Has anyone else seen this before? I rebooted the outside unit at 17:30, and at that point the HMU and HC1 target are both the same - 32 degrees. The heat curve is 0.35.

But then the HMU keeps creeping up (which the flow rate aims for), way beyond the max I set (which it seems to ignore). The drop at 20:14 is me reducing the internal temp set point by 2 degrees - which reduces the green line (HC1) from 31 to 28 - and knocks the HMU from 51 to 48.

Have you got ā€˜adaptive heat curve’ enabled?

Nope, it’s disabled according to the VRC700.

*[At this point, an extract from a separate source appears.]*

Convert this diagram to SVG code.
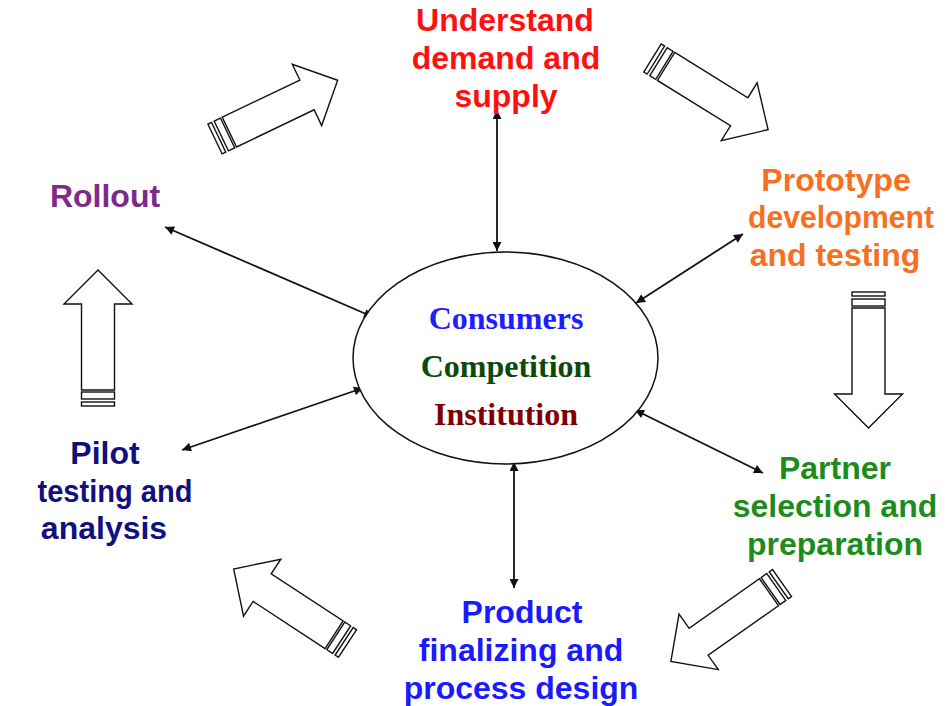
<svg xmlns="http://www.w3.org/2000/svg" width="951" height="706" viewBox="0 0 951 706">
<style>
.lbl{font-family:"Liberation Sans",Arial,sans-serif;font-weight:bold;font-size:32px;text-anchor:middle}
.ctr{font-family:"Liberation Serif","Times New Roman",serif;font-weight:bold;font-size:32px;text-anchor:middle}
.blk{fill:#fff;stroke:#111;stroke-width:1.4}
.con{stroke:#111;stroke-width:1.8;fill:none;marker-start:url(#ah);marker-end:url(#ah)}
</style>
<defs>
<marker id="ah" viewBox="0 0 10 10" refX="10" refY="5" markerWidth="11" markerHeight="9" markerUnits="userSpaceOnUse" orient="auto-start-reverse">
<path d="M0,0 L10,5 L0,10 z" fill="#111"/>
</marker>
<g id="barrow">
<rect class="blk" x="0" y="-16.5" width="4" height="33"/>
<rect class="blk" x="7" y="-16.5" width="7" height="33"/>
<path class="blk" d="M16,-16.5 H102 V-34 L136,0 L102,34 V16.5 H16 Z"/>
</g>
</defs>
<rect width="951" height="706" fill="#fff"/>

<g id="block-arrows">
<use href="#barrow" transform="translate(215,139) rotate(-25.6)"/>
<use href="#barrow" transform="translate(652.5,58) rotate(31.8)"/>
<use href="#barrow" transform="translate(868.5,292) rotate(90)"/>
<use href="#barrow" transform="translate(782,583) rotate(144.8)"/>
<use href="#barrow" transform="translate(347.5,643.5) rotate(213.2)"/>
<use href="#barrow" transform="translate(98,406) rotate(-90)"/>
</g>

<g id="connectors">
<line class="con" x1="497" y1="110" x2="497" y2="251"/>
<line class="con" x1="743" y1="234" x2="636" y2="303"/>
<line class="con" x1="635" y1="410" x2="763" y2="473"/>
<line class="con" x1="514" y1="462" x2="514" y2="588"/>
<line class="con" x1="182" y1="450" x2="363" y2="388"/>
<line class="con" x1="165" y1="227" x2="373" y2="317"/>
</g>

<g id="center">
<ellipse cx="505.5" cy="358" rx="152.5" ry="106" fill="#fff" stroke="#111" stroke-width="1.5"/>
<text class="ctr" x="506" y="329" fill="#1e1eff">Consumers</text>
<text class="ctr" x="506" y="377" fill="#0b4a0b">Competition</text>
<text class="ctr" x="506" y="425" fill="#800000">Institution</text>
</g>

<g id="understand">
<text class="lbl" fill="#ff1010"><tspan x="505" y="31">Understand</tspan><tspan x="506" y="69">demand and</tspan><tspan x="506" y="107">supply</tspan></text>
</g>
<g id="prototype">
<text class="lbl" fill="#f8701f" x="836" y="191">Prototype</text>
<text class="lbl" fill="#f8701f" x="841" y="228" textLength="186" lengthAdjust="spacingAndGlyphs">development</text>
<text class="lbl" fill="#f8701f" x="835" y="266">and testing</text>
</g>
<g id="partner">
<text class="lbl" fill="#1e8b1e"><tspan x="835" y="479">Partner</tspan><tspan x="835" y="517">selection and</tspan><tspan x="835" y="555">preparation</tspan></text>
</g>
<g id="product">
<text class="lbl" fill="#1a1aff"><tspan x="522" y="623">Product</tspan><tspan x="521" y="661">finalizing and</tspan><tspan x="521" y="699">process design</tspan></text>
</g>
<g id="pilot">
<text class="lbl" fill="#10107e" x="105" y="464">Pilot</text>
<text class="lbl" fill="#10107e" x="115" y="502" textLength="155" lengthAdjust="spacingAndGlyphs">testing and</text>
<text class="lbl" fill="#10107e" x="104" y="539">analysis</text>
</g>
<g id="rollout">
<text class="lbl" fill="#7e2a8a" x="105" y="207">Rollout</text>
</g>
</svg>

I tried to create a energy integral chart on emoncms, like @Zarch did, which takes the flow temperature from the heat pump monitor, minuses the hmu_setmode_flowtempdesired, adds it to the energy_integral_delta feed amount, then writes it to the energy_integral_delta (effectively cumulative). It’s not perfect as I started it a few minutes after the reboot, but it’s not far away I think. There’s something weird about 00:15 - if you were to shift the whole shaded area down it gets back to zero pretty close to when the heat pump started back up about 02:50.

The green line is the flow temp HC1 is asking for, which matches the heat curve and indoor temp setting combination. Grey is the hmu target temp and red is flow temp.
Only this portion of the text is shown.